What the exercise asks: Find the lines below that contain the string "draw". Copy each one.

Supplied data:
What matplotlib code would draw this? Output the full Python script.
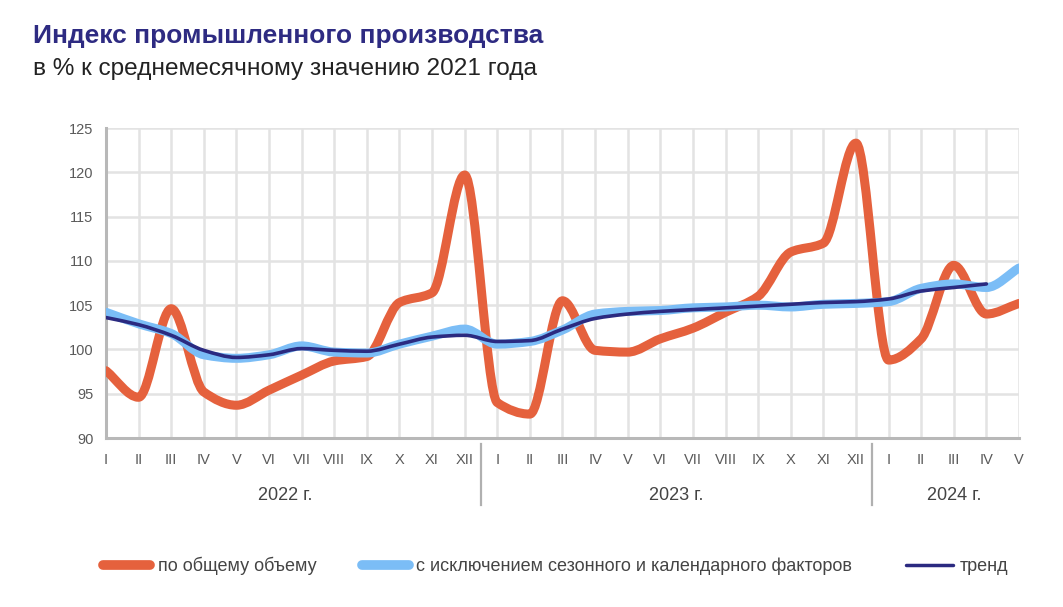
import numpy as np
import matplotlib.pyplot as plt
from matplotlib.path import Path
from matplotlib.patches import PathPatch
from matplotlib.lines import Line2D
import matplotlib.transforms as mtransforms

plt.rcParams['font.family'] = ['Liberation Sans', 'DejaVu Sans']

# months I 2022 .. V 2024
month_labels = ['I', 'II', 'III', 'IV', 'V', 'VI', 'VII', 'VIII', 'IX', 'X', 'XI', 'XII',
                'I', 'II', 'III', 'IV', 'V', 'VI', 'VII', 'VIII', 'IX', 'X', 'XI', 'XII',
                'I', 'II', 'III', 'IV', 'V']
years = ['2022 г.', '2023 г.', '2024 г.']

total = [97.6, 94.6, 104.6, 95.2, 93.7, 95.4, 97.1, 98.7, 99.2, 105.3, 106.4, 119.7,
         94.0, 92.7, 105.5, 99.9, 99.7, 101.2, 102.4, 104.2, 106.0, 111.0, 112.0, 123.3,
         98.8, 101.2, 109.5, 104.0, 105.2]
seas_adj = [104.2, 102.9, 101.8, 99.4, 99.0, 99.4, 100.4, 99.7, 99.6, 100.6, 101.5, 102.3,
            100.6, 100.9, 102.2, 104.0, 104.3, 104.4, 104.7, 104.8, 105.0, 104.8, 105.1, 105.2,
            105.4, 106.9, 107.4, 107.0, 109.2]
trend = [103.6, 102.8, 101.6, 99.9, 99.1, 99.4, 100.1, 99.9, 99.8, 100.6, 101.4, 101.6,
         100.9, 101.0, 102.3, 103.5, 104.0, 104.3, 104.5, 104.7, 104.9, 105.1, 105.3, 105.4,
         105.7, 106.6, 107.0, 107.4]

c_total = '#e5613d'
c_seas = '#7bbdf6'
c_trend = '#2b2a80'


def smooth_path(x, y):
    # monotone (Fritsch-Carlson) bezier through the monthly points, no overshoot
    x = np.asarray(x, float)
    y = np.asarray(y, float)
    h = np.diff(x)
    d = np.diff(y) / h
    m = np.zeros_like(y)
    m[0], m[-1] = d[0], d[-1]
    for i in range(1, len(y) - 1):
        if d[i - 1] * d[i] > 0:
            m[i] = 2.0 / (1.0 / d[i - 1] + 1.0 / d[i])
    verts = [(x[0], y[0])]
    codes = [Path.MOVETO]
    for i in range(len(x) - 1):
        verts += [(x[i] + h[i] / 3, y[i] + m[i] * h[i] / 3),
                  (x[i + 1] - h[i] / 3, y[i + 1] - m[i + 1] * h[i] / 3),
                  (x[i + 1], y[i + 1])]
        codes += [Path.CURVE4] * 3
    return Path(verts, codes)


fig = plt.figure(figsize=(10.63, 6.07), dpi=100)
ax = fig.add_axes([0.0997, 0.2784, 0.8589, 0.5106])

for vals, col, lw, z in [(total, c_total, 6.5, 3), (seas_adj, c_seas, 6.5, 4), (trend, c_trend, 2.6, 5)]:
    p = smooth_path(np.arange(len(vals)), vals)
    ax.add_patch(PathPatch(p, fill=False, edgecolor=col, lw=lw, capstyle='round',
                           joinstyle='round', zorder=z))

ax.set_xlim(0, len(month_labels) - 1)
ax.set_ylim(90, 125)
ax.set_yticks(np.arange(90, 126, 5))
ax.set_xticks(np.arange(len(month_labels)))
ax.set_xticklabels(month_labels)
ax.grid(True, color='#e3e3e3', lw=1.8, zorder=0)
ax.set_axisbelow(True)
for s in ['top', 'right']:
    ax.spines[s].set_visible(False)
for s in ['left', 'bottom']:
    ax.spines[s].set_color('#b8b8b8')
    ax.spines[s].set_linewidth(2.2)
ax.tick_params(length=0, labelsize=10.5, colors='#5a5a5a', pad=9)
ax.tick_params(axis='x', pad=11)

trans = mtransforms.blended_transform_factory(ax.transData, ax.transAxes)
for xd in [11.5, 23.5]:
    ax.plot([xd, xd], [-0.02, -0.216], color='#b0b0b0', lw=1.6, transform=trans, clip_on=False)
for xc, lab in zip([5.5, 17.5, 26.0], years):
    ax.text(xc, -0.184, lab, transform=trans, ha='center', va='center', fontsize=13, color='#444444')

fig.text(0.031, 0.94, 'Индекс промышленного производства', fontsize=19, fontweight='bold',
         color='#2e2b82', va='center')
fig.text(0.031, 0.887, 'в % к среднемесячному значению 2021 года', fontsize=17.6, color='#222222',
         va='center')

# legend
leg_items = [(0.094, c_total, 7, 'по общему объему'),
             (0.337, c_seas, 7, 'с исключением сезонного и календарного факторов'),
             (0.849, c_trend, 2.5, 'тренд')]
for xl, col, lw, lab in leg_items:
    fig.legend(handles=[Line2D([], [], color=col, lw=lw, solid_capstyle='round')], labels=[lab],
               loc='center left', bbox_to_anchor=(xl - 0.012, 0.067), frameon=False,
               fontsize=13, handlelength=2.6, handletextpad=0.4, labelcolor='#444444')

fig.savefig('out.png', dpi=100)
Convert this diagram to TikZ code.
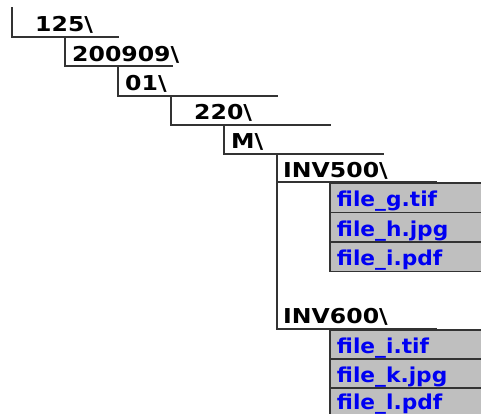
\documentclass[tikz,border=0pt]{standalone}
\usepackage{fontspec}
\newfontfamily\treefont{DejaVu Sans}[FakeStretch=1.06]
\newfontfamily\dirfont{DejaVu Sans}[FakeStretch=1.15]
\begin{document}
\begin{tikzpicture}[x=1pt,y=-1pt,
  treeline/.style={draw=black!80, line width=1.8pt, line cap=rect},
  dirlabel/.style={anchor=base west, inner sep=0pt, text=black,
    font=\dirfont\bfseries\fontsize{20.5}{22}\selectfont},
  filebox/.style={draw=black!80, fill=black!25, line width=1.8pt, anchor=north west,
    text width=160pt, align=left, inner xsep=7pt, inner ysep=2pt,
    text depth=3.5pt, text=blue!95!black,
    font=\treefont\bfseries\fontsize{20.5}{24}\selectfont}]
\useasboundingbox (0,0) rectangle (481,414);

% folder labels
\node[dirlabel] (d125) at (35,32) {125\textbackslash};
\node[dirlabel] (d200909) at (72,61.5) {200909\textbackslash};
\node[dirlabel] (d01) at (125,91) {01\textbackslash};
\node[dirlabel] (d220) at (194,120) {220\textbackslash};
\node[dirlabel] (dM) at (231,149) {M\textbackslash};
\node[dirlabel] (dinvA) at (283,177) {INV500\textbackslash};
\node[dirlabel] (dinvB) at (283,323) {INV600\textbackslash};

% tree corners
\coordinate (t1) at (12,8);   \coordinate (c1) at (12,37);   \coordinate (e1) at (118,37);
\coordinate (t2) at (65,37);  \coordinate (c2) at (65,66);   \coordinate (e2) at (172,66);
\coordinate (t3) at (118,66); \coordinate (c3) at (118,96);  \coordinate (e3) at (277,96);
\coordinate (t4) at (171,96); \coordinate (c4) at (171,125); \coordinate (e4) at (330,125);
\coordinate (t5) at (224,125);\coordinate (c5) at (224,154); \coordinate (e5) at (383,154);
\coordinate (t6) at (277,154);\coordinate (c6) at (277,182); \coordinate (e6) at (436,182);
\coordinate (c7) at (277,329); \coordinate (e7) at (436,329);

% file boxes
\node[filebox, text height=22pt] (fg) at (329,182) {file\_g.tif};
\node[filebox, text height=22pt] (fh) at (329,211.5) {file\_h.jpg};
\node[filebox, text height=22pt] (fi) at (329,241) {file\_i.pdf};
\node[filebox, text height=21.5pt] (fi2) at (329,329) {file\_i.tif};
\node[filebox, text height=21.5pt] (fk) at (329,358) {file\_k.jpg};
\node[filebox, text height=20pt] (fl) at (329,387) {file\_l.pdf};

% tree lines
\draw[treeline] (t1) -- (c1) -- (e1);
\draw[treeline] (t2) -- (c2) -- (e2);
\draw[treeline] (t3) -- (c3) -- (e3);
\draw[treeline] (t4) -- (c4) -- (e4);
\draw[treeline] (t5) -- (c5) -- (e5);
\draw[treeline] (t6) -- (c6) -- (e6);
\draw[treeline] (c6) -- (c7) -- (e7);
\end{tikzpicture}
\end{document}
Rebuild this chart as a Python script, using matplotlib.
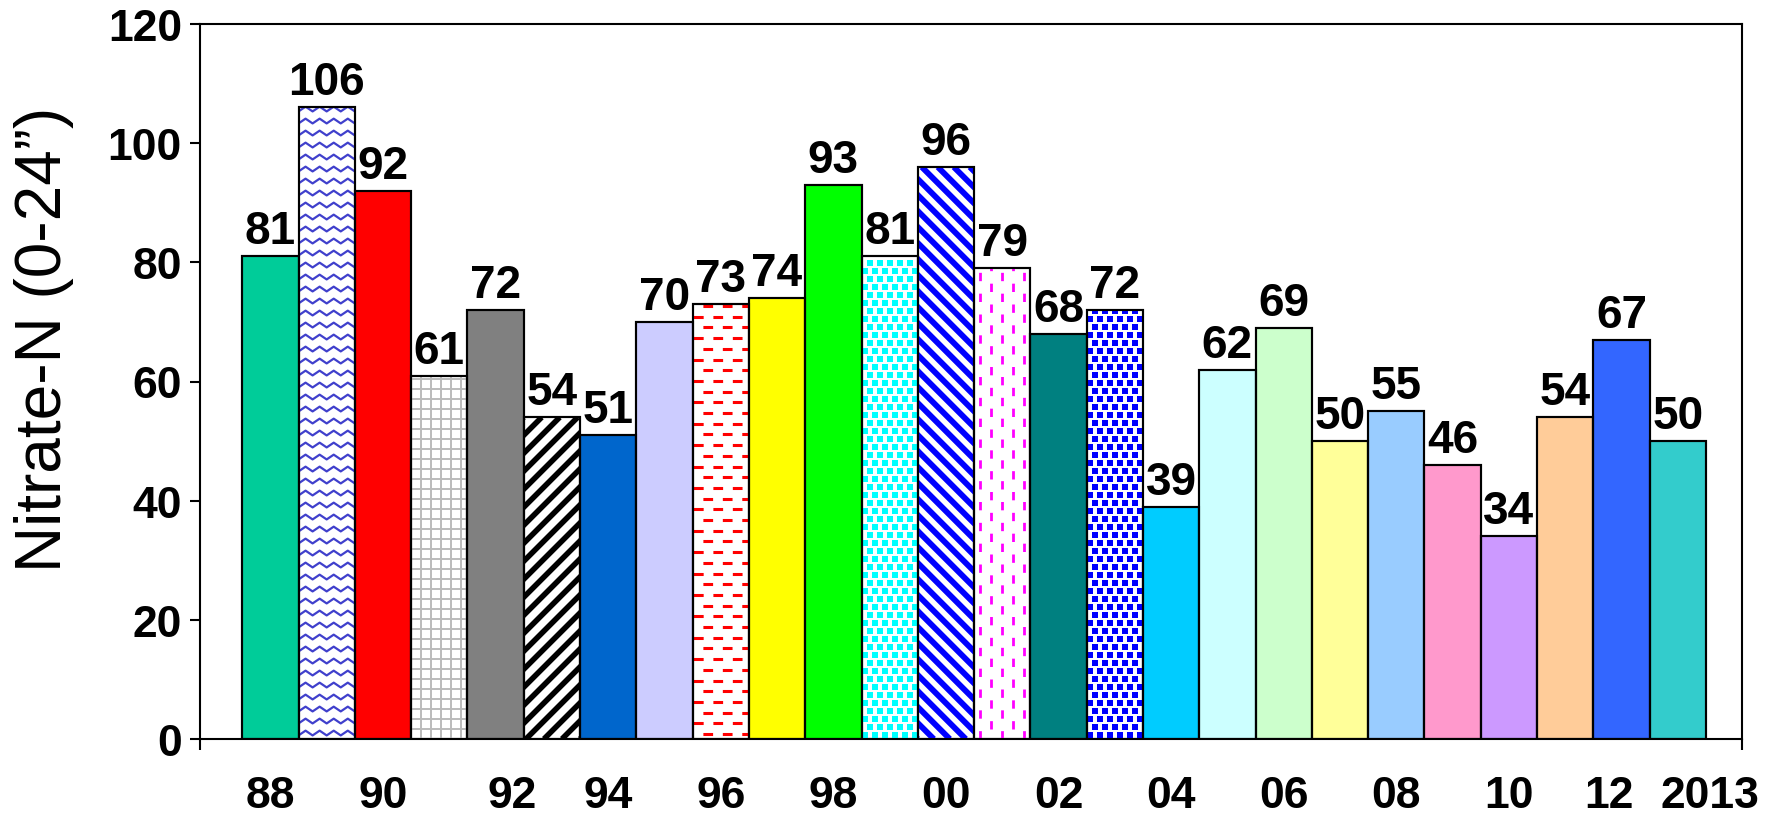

Output for this exercise:
What matplotlib code would draw this? Output the full Python script.
  treeline/.style={draw=black!80, line width=1.8pt, line cap=rect},
  filebox/.style={draw=black!80, fill=black!25, line width=1.8pt, anchor=north west,
\draw[treeline] (t1) -- (c1) -- (e1);
\draw[treeline] (t2) -- (c2) -- (e2);
\draw[treeline] (t3) -- (c3) -- (e3);
\draw[treeline] (t4) -- (c4) -- (e4);
\draw[treeline] (t5) -- (c5) -- (e5);
\draw[treeline] (t6) -- (c6) -- (e6);
\draw[treeline] (c6) -- (c7) -- (e7);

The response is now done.